All efficient causes [follow] in order, the first is the cause of the intermediate cause, the intermediate is the cause of the ultimate cause, whether the intermediate cause be several, or one only … to take away the cause is to take away the effect. Therefore, if there is no first cause … there will be no ultimate.

We can use the soccer example. The ball would not move toward the goal unless it was first moved. It would not be moved if there were no soccer player to move it. As in number one, the first cause is God.

3. Possibility and Necessity

If everything is possible not to be, then at one time there could have been nothing in existence … if this were true, even now there would be nothing in existence, because that which does not exist only begins to exist by something already existing.

It is possible for the soccer player to have been sick the day of the game, so he could not have done the winning kick, but it is also possible for the soccer player to have been there and have not been able to do it at all. It is also possible for the soccer player never to have joined the team in the first place, or that he could never haver been born (because his father was absent from the soccer match where he met his son’s mother).

And so a ton of things could never have been, but since they are, some things had to be for them to exist, for something cannot come from nothing. And since people, animals, the world and everything else do exist, something had to have existed before all of that.

We must admit the existence of some being, having of itself its own necessity, and not receiving it from another [it is necessary to exist in itself, not because of anything else], but rather causeing in others their necessity [makes others necessary].

The soccer player had to exist. He had to be on the field that day. He had to kick the ball. The ball had to get past the goalkeeper. And the one that caused all this to be necessary, the one that caused the soccer player to be born, and his parents to meet, and his grandparents to have existed and lived through the war, the one that cause all these is known as God.

4. Gradation

Among beings there are some more and some less good … according as they resemble in their different ways something which is maximum.

So there could be a good soccer player and a better soccer player, and even a bad soccer player.

An illustration:

image

The rocks around the fire are in varying degrees of temperature, but the hottest rock is the one nearest the fire, and the maximum heat they could attain is the heat of the fire.

We can compare those rocks to people. The closer we are to the fire, the greater our goodness, the greater what is true and noble in us, the greater our being, and the one that causes us to have our being is God, who is likened to the fire.

5. Governance

Things which lack knowledge … act to an end … and … their acting always, or nearly always, in the same way.

A soccer ball will always move in the dierection it is moved, never in the opposite dierection.
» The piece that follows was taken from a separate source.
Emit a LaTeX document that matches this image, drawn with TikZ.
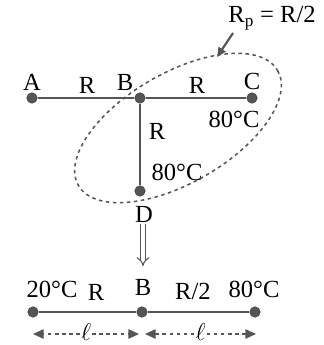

The soccer player who kicks it toward the goal will never be surprised by the ball flying toward him, instead of the goal.

They [things which lack knowledge] achieve their end not by chance, but by design. [They] cannot move towards an end, unless it be directed by some being endowed with knowledge and intelligence; and this being we call God.

I do not mean that the soccer player is God, but that the being behind everything, the one who directs all things is God.